Carey reiterated that President Barack Obama has been open to talks with Tehran since he came into office.
"It has long been the position of President Obama since he was a candidate and this was a matter of debate during the Democratic primaries in 2008 as well as during the general election, that he would, as president be willing to have bilateral negotiations with the Iranians, provided that the Iranians were serious about addressing the international community's insistence that they give up their nuclear weapons programs. That is the position that we hold today," Carey said.
Earlier on September 19, NATO Secretary-General Anders Fogh Rasmussen said he was "very encouraged" by Rouhani's interview with NBC News, including remarks that he has the authority to negotiate a deal with the West on Iran's controversial nuclear program.

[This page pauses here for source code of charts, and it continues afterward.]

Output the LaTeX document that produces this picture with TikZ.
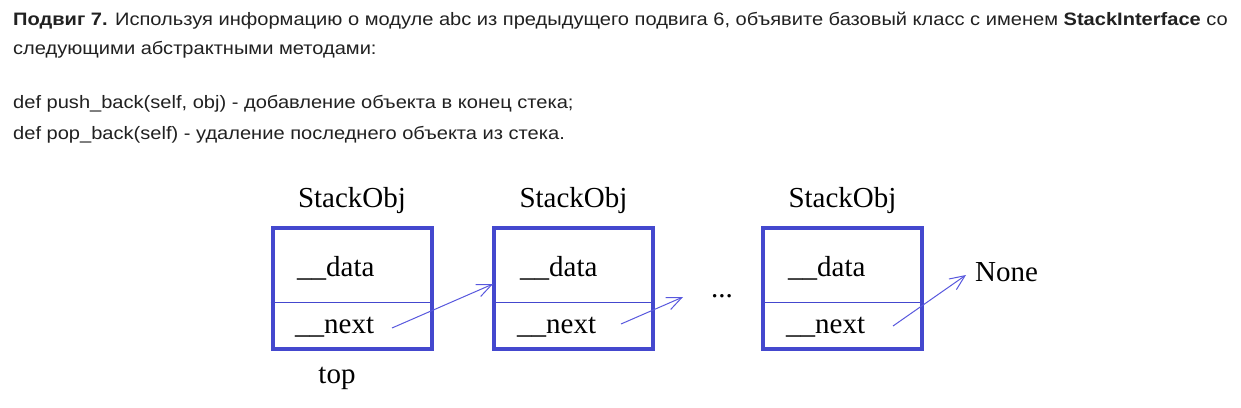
\documentclass[tikz,border=0pt]{standalone}
\usepackage{fontspec}
\setmainfont{Liberation Serif}
\newfontfamily\hdr[FakeStretch=1.115]{Liberation Sans}
\usetikzlibrary{arrows.meta}
\definecolor{boxblue}{RGB}{68,72,206}
\definecolor{arrblue}{RGB}{88,88,222}
\definecolor{txt}{RGB}{33,33,33}
\tikzset{
 objbox/.style={draw=boxblue, line width=4pt, minimum width=159pt, minimum height=121pt, inner sep=0pt},
 divline/.style={draw=boxblue, line width=1pt},
 lbl/.style={font=\fontsize{29}{30}\selectfont, inner sep=0pt, anchor=base},
 field/.style={lbl, anchor=base west},
 ptr/.style={draw=arrblue, line width=1pt, -{Straight Barb[length=15pt,width=13pt]}},
 hline/.style={font=\hdr\fontsize{18}{20}\selectfont, text=txt, inner sep=0pt, anchor=base west},
}
\begin{document}
\begin{tikzpicture}[x=1pt,y=-1pt]
\useasboundingbox[fill=white] (0,0) rectangle (1241,407);
% header text
\node[hline] (l1) at (13,25) {\textbf{Подвиг 7.} Используя информацию о модуле abc из предыдущего подвига 6, объявите базовый класс с именем \textbf{StackInterface} со};
\node[hline] (l2) at (13,54.5) {следующими абстрактными методами:};
\node[hline] (l3) at (13,108) {def push\_back(self, obj) - добавление объекта в конец стека;};
\node[hline] (l4) at (13,139) {def pop\_back(self) - удаление последнего объекта из стека.};
% boxes
\node[objbox] (b1) at (352,288.5) {};
\node[objbox] (b2) at (573.5,288.5) {};
\node[objbox] (b3) at (842.5,288.5) {};
\foreach \b in {b1,b2,b3}
  \draw[divline] ([yshift=-13.5pt]\b.west) -- ([yshift=-13.5pt]\b.east);
% titles
\node[lbl] (t1) at (352,207) {StackObj};
\node[lbl] (t2) at (573.5,207) {StackObj};
\node[lbl] (t3) at (842.5,207) {StackObj};
% fields
\node[field] (d1) at (297,276) {\_\_data};
\node[field] (n1) at (295,333) {\_\_next};
\node[field] (d2) at (520,276) {\_\_data};
\node[field] (n2) at (517,333) {\_\_next};
\node[field] (d3) at (788,276) {\_\_data};
\node[field] (n3) at (786,333) {\_\_next};
\node[lbl] (top) at (337,383) {top};
\node[lbl] (dots) at (722,297) {...};
\node[field] (none) at (975,281) {None};
% pointers
\coordinate (p1) at (392,328);
\coordinate (q1) at (493,284);
\coordinate (p2) at (621,324);
\coordinate (q2) at (683,297);
\coordinate (p3) at (893,326);
\coordinate (q3) at (966,275);
\draw[ptr] (p1) -- (q1);
\draw[ptr] (p2) -- (q2);
\draw[ptr] (p3) -- (q3);
\end{tikzpicture}
\end{document}
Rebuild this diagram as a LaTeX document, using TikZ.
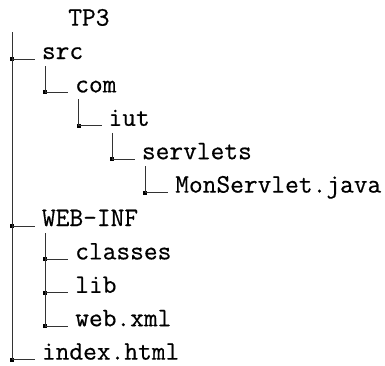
\documentclass[tikz,border=0pt]{standalone}
\usepackage{fontspec}
\setmonofont{Latin Modern Mono}[FakeBold=0.5]
\begin{document}
\begin{tikzpicture}[x=0.75pt,y=-0.75pt,
  lbl/.style={anchor=base west,inner sep=0pt,font=\fontsize{20}{24}\selectfont\ttfamily},
  sq/.style={rectangle,fill=black,inner sep=0pt,minimum size=3pt},
  ln/.style={line width=0.6pt,black!80},
  hl/.style={ln,shorten >=4.9pt}]
\useasboundingbox (0,0) rectangle (385,365);
% labels
\node[lbl] (tp3) at (68,25.6) {TP3};
\node[lbl] (src) at (41.7,59) {src};
\node[lbl] (com) at (75,92.4) {com};
\node[lbl] (iut) at (108.3,125.8) {iut};
\node[lbl] (servlets) at (141.7,159.2) {servlets};
\node[lbl] (mon) at (175,192.6) {MonServlet.java};
\node[lbl] (webinf) at (41.7,226) {WEB-INF};
\node[lbl] (classes) at (75,259.4) {classes};
\node[lbl] (lib) at (75,292.8) {lib};
\node[lbl] (webxml) at (75,326.2) {web.xml};
\node[lbl] (index) at (41.7,359.6) {index.html};
% tops of vertical lines
\coordinate (t1) at (12,32);
\coordinate (t2) at (45.3,66);
\coordinate (t3) at (78.7,99.4);
\coordinate (t4) at (112,132.8);
\coordinate (t5) at (145.3,166.2);
\coordinate (t6) at (45.3,233);
% squares
\node[sq] (qsrc) at (12,59) {};
\node[sq] (qcom) at (45.3,92.4) {};
\node[sq] (qiut) at (78.7,125.8) {};
\node[sq] (qserv) at (112,159.2) {};
\node[sq] (qmon) at (145.3,192.6) {};
\node[sq] (qweb) at (12,226) {};
\node[sq] (qcla) at (45.3,259.4) {};
\node[sq] (qlib) at (45.3,292.8) {};
\node[sq] (qxml) at (45.3,326.2) {};
\node[sq] (qind) at (12,359.6) {};
% vertical lines
\draw[ln] (t1) -- (qind.center);
\draw[ln] (t2) -- (qcom.center);
\draw[ln] (t3) -- (qiut.center);
\draw[ln] (t4) -- (qserv.center);
\draw[ln] (t5) -- (qmon.center);
\draw[ln] (t6) -- (qxml.center);
% horizontal lines
\draw[hl] (qsrc.center) -- (qsrc.center -| src.west);
\draw[hl] (qcom.center) -- (qcom.center -| com.west);
\draw[hl] (qiut.center) -- (qiut.center -| iut.west);
\draw[hl] (qserv.center) -- (qserv.center -| servlets.west);
\draw[hl] (qmon.center) -- (qmon.center -| mon.west);
\draw[hl] (qweb.center) -- (qweb.center -| webinf.west);
\draw[hl] (qcla.center) -- (qcla.center -| classes.west);
\draw[hl] (qlib.center) -- (qlib.center -| lib.west);
\draw[hl] (qxml.center) -- (qxml.center -| webxml.west);
\draw[hl] (qind.center) -- (qind.center -| index.west);
\end{tikzpicture}
\end{document}
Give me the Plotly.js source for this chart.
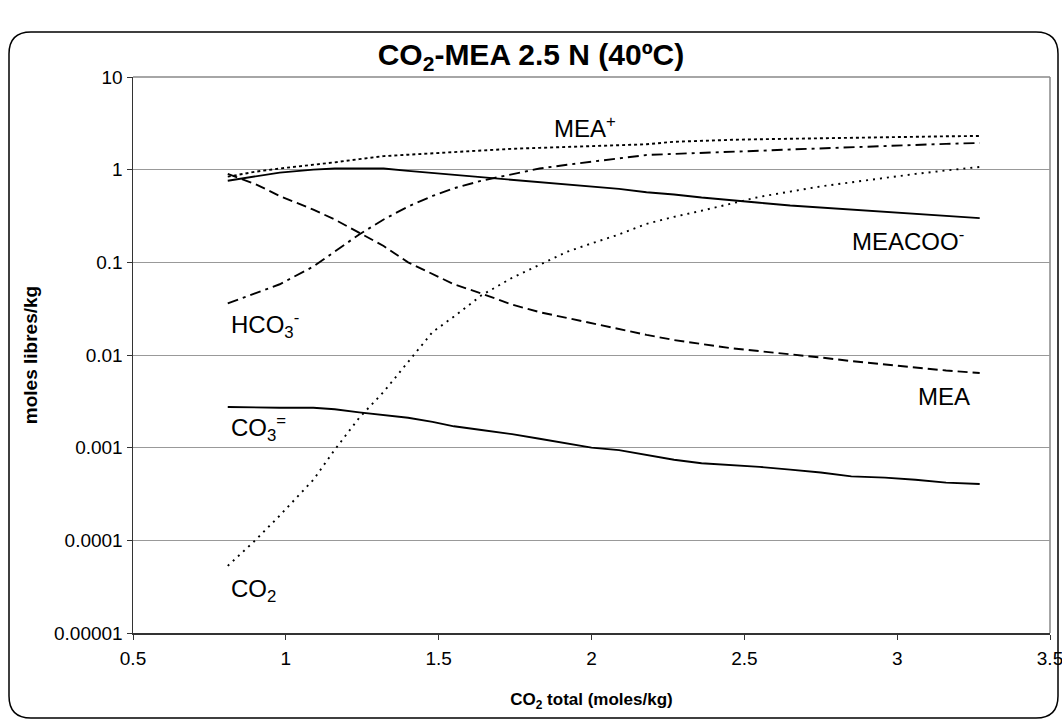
<!DOCTYPE html>
<html>
<head>
<meta charset="utf-8">
<script src="https://cdn.plot.ly/plotly-3.0.1.min.js"></script>
<style>
  html, body { margin: 0; padding: 0; background: #ffffff; }
  #chart { width: 1062px; height: 722px; }
</style>
</head>
<body>
<div id="chart"></div>
<script>
// Total CO2 loading (moles/kg)
const co2Total = [0.81, 0.90, 0.98, 1.09, 1.16, 1.24, 1.32, 1.40, 1.48, 1.55, 1.64, 1.74, 1.83, 1.92,
                  2.00, 2.09, 2.18, 2.27, 2.36, 2.46, 2.55, 2.65, 2.75, 2.85, 2.96, 3.06, 3.16, 3.27];

// Free species concentrations (moles/kg)
const meaPlus = [0.84, 0.95, 1.03, 1.12, 1.20, 1.30, 1.40, 1.45, 1.50, 1.55, 1.62, 1.68, 1.72, 1.76,
                 1.80, 1.84, 1.88, 2.00, 2.06, 2.10, 2.13, 2.16, 2.20, 2.22, 2.25, 2.27, 2.29, 2.31];
const meaCoo = [0.76, 0.85, 0.93, 1.00, 1.03, 1.03, 1.03, 0.97, 0.92, 0.88, 0.83, 0.77, 0.73, 0.69,
                0.66, 0.62, 0.57, 0.54, 0.50, 0.47, 0.44, 0.41, 0.39, 0.37, 0.345, 0.33, 0.315, 0.30];
const hco3 = [0.036, 0.046, 0.058, 0.09, 0.13, 0.20, 0.29, 0.40, 0.52, 0.63, 0.76, 0.90, 1.03, 1.13,
              1.22, 1.32, 1.44, 1.48, 1.51, 1.55, 1.60, 1.65, 1.70, 1.75, 1.80, 1.85, 1.90, 1.94];
const mea = [0.90, 0.70, 0.52, 0.37, 0.29, 0.21, 0.15, 0.10, 0.075, 0.058, 0.046, 0.035, 0.029, 0.025,
             0.022, 0.019, 0.0165, 0.0145, 0.0132, 0.0118, 0.011, 0.0102, 0.0094, 0.0086, 0.0079, 0.0073, 0.0068, 0.0064];
const co3 = [0.00275, 0.0027, 0.0027, 0.0027, 0.0026, 0.0024, 0.00225, 0.0021, 0.0019, 0.0017, 0.00155, 0.0014, 0.00125, 0.00112,
             0.0010, 0.00094, 0.00084, 0.00074, 0.00068, 0.00065, 0.00062, 0.00058, 0.00054, 0.00049, 0.000475, 0.00045, 0.00042, 0.000405];
const co2Free = [5.3e-5, 1.0e-4, 1.85e-4, 4.5e-4, 9.5e-4, 2.1e-3, 4.0e-3, 8.5e-3, 0.0177, 0.026, 0.044, 0.068, 0.095, 0.13,
                 0.16, 0.20, 0.26, 0.31, 0.36, 0.43, 0.51, 0.58, 0.66, 0.73, 0.82, 0.90, 0.98, 1.07];

// Axis ticks
const yTickVals = [0.00001, 0.0001, 0.001, 0.01, 0.1, 1, 10];
const yTickText = ['0.00001', '0.0001', '0.001', '0.01', '0.1', '1', '10'];
const xTickVals = [0.5, 1, 1.5, 2, 2.5, 3, 3.5];
const xTickText = ['0.5', '1', '1.5', '2', '2.5', '3', '3.5'];

const FONT = 'Liberation Sans, Arial, Helvetica, sans-serif';

function series(name, y, dash) {
  return {
    type: 'scatter', mode: 'lines', name: name,
    x: co2Total, y: y,
    line: { color: '#000000', width: 1.9, dash: dash },
    hoverinfo: 'x+y+name'
  };
}

const traces = [
  series('MEA+', meaPlus, '3px,3px'),
  series('HCO3-', hco3, '11px,5px,3px,5px'),
  series('MEACOO-', meaCoo, 'solid'),
  series('MEA', mea, '10px,5px'),
  series('CO3=', co3, 'solid'),
  series('CO2', co2Free, '2px,5px')
];

const labelFont = { family: FONT, size: 24, color: '#000000' };
function label(text, x, y) {
  return { text: text, x: x, y: Math.log10(y), xref: 'x', yref: 'y',
           xanchor: 'left', yanchor: 'middle', showarrow: false, font: labelFont };
}

// Rounded frame around the whole chart, in paper units
const L = 133, R = 1050, T = 77, B = 633;
const px = v => (v - L) / (R - L);
const py = v => (B - v) / (B - T);
const fx0 = 9, fx1 = 1058, fy0 = 32, fy1 = 718, rad = 22;
const framePath =
  'M ' + px(fx0 + rad) + ',' + py(fy0) +
  ' L ' + px(fx1 - rad) + ',' + py(fy0) +
  ' Q ' + px(fx1) + ',' + py(fy0) + ' ' + px(fx1) + ',' + py(fy0 + rad) +
  ' L ' + px(fx1) + ',' + py(fy1 - rad) +
  ' Q ' + px(fx1) + ',' + py(fy1) + ' ' + px(fx1 - rad) + ',' + py(fy1) +
  ' L ' + px(fx0 + rad) + ',' + py(fy1) +
  ' Q ' + px(fx0) + ',' + py(fy1) + ' ' + px(fx0) + ',' + py(fy1 - rad) +
  ' L ' + px(fx0) + ',' + py(fy0 + rad) +
  ' Q ' + px(fx0) + ',' + py(fy0) + ' ' + px(fx0 + rad) + ',' + py(fy0) + ' Z';

const layout = {
  width: 1062, height: 722,
  margin: { l: L, r: 1062 - R, t: T, b: 722 - B, pad: 0 },
  paper_bgcolor: '#ffffff', plot_bgcolor: '#ffffff',
  showlegend: false,
  font: { family: FONT, color: '#000000' },
  title: {
    text: '<b>CO<sub>2</sub>-MEA 2.5 N (40ºC)</b>',
    font: { family: FONT, size: 30, color: '#000000' },
    x: 0.5, xanchor: 'center', xref: 'container',
    y: 1 - 54 / 722, yanchor: 'middle', yref: 'container'
  },
  xaxis: {
    type: 'linear', range: [0.5, 3.5], autorange: false,
    tickmode: 'array', tickvals: xTickVals, ticktext: xTickText,
    ticks: 'outside', ticklen: 5, tickwidth: 1, tickcolor: '#333333',
    ticklabelstandoff: 3, ticklabeloverflow: 'allow',
    showline: true, linecolor: '#333333', linewidth: 1.5,
    showgrid: false, zeroline: false,
    tickfont: { family: FONT, size: 19, color: '#000000' },
    title: { text: '<b>CO<sub>2</sub> total (moles/kg)</b>', font: { family: FONT, size: 17, color: '#000000' }, standoff: 25 },
    automargin: false
  },
  yaxis: {
    type: 'log', range: [-5, 1], autorange: false,
    tickmode: 'array', tickvals: yTickVals, ticktext: yTickText,
    ticks: 'outside', ticklen: 5, tickwidth: 1, tickcolor: '#333333',
    ticklabeloverflow: 'allow',
    showline: true, linecolor: '#333333', linewidth: 1.5,
    showgrid: true, gridcolor: '#999999', gridwidth: 1,
    zeroline: false,
    tickfont: { family: FONT, size: 19, color: '#000000' },
    title: { text: '<b>moles libres/kg</b>', font: { family: FONT, size: 19, color: '#000000' }, standoff: 11 },
    automargin: false
  },
  shapes: [
    { type: 'line', xref: 'paper', yref: 'paper', x0: 0, x1: 1, y0: 1, y1: 1,
      line: { color: '#888888', width: 1.5 }, layer: 'below' },
    { type: 'line', xref: 'paper', yref: 'paper', x0: 1, x1: 1, y0: 0, y1: 1,
      line: { color: '#888888', width: 1.5 }, layer: 'below' },
    { type: 'path', xref: 'paper', yref: 'paper', path: framePath,
      line: { color: '#000000', width: 1.5 }, fillcolor: 'rgba(0,0,0,0)', layer: 'below' }
  ],
  annotations: [
    label('MEA<sup>+</sup>', 1.87, 2.9),
    label('MEACOO<sup>-</sup>', 2.845, 0.175),
    label('HCO<sub>3</sub><sup>-</sup>', 0.815, 0.021),
    label('MEA', 3.06, 0.0036),
    label('CO<sub>3</sub><sup>=</sup>', 0.815, 0.00163),
    label('CO<sub>2</sub>', 0.815, 0.000029)
  ]
};

Plotly.newPlot('chart', traces, layout, { staticPlot: true, displayModeBar: false });
</script>
</body>
</html>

"If what we have seen from the new Iranian president is an indication of a desire to engage in a more positive way with the international community, I could only welcome it," Rasmussen said.
However, Israeli Prime Minister Benjamin Netanyahu said Rouhani's pledge not to pursue nuclear weapons was an Iranian attempt to deceive the world.
In a statement, Netanyahu said, "This same Rouhani has deceived the international community in the past," an apparent reference to the time when Rouhani was Iran's top nuclear negotiator.
Israel, along with many Western countries, suspects Iran is secretly developing nuclear weapons, a charge Iran has denied.
UN Secretary-General Ban Ki-moon, meanwhile, commended Rouhani for his efforts to engage with the international community.
Rouhani's interview on September 18 came on the same day that Iran released about a dozen political prisoner, a move Ban also welcomed.
Ban was speaking on September 19 after talks at the UN with Iranian Foreign Minister Javad Zarif, who is in New York ahead of the UN General Assembly starting next week. Rouhani is due to address the General Assembly on September 23.
Ban said he would meet Rouhani next week to "discuss all the matters of regional concern very closely."
Meanwhile, France's president, Francois Hollande, said he would meet Rouhani on the sidelines of the UN General Assembly, the first meeting between presidents of the two countries since 2005.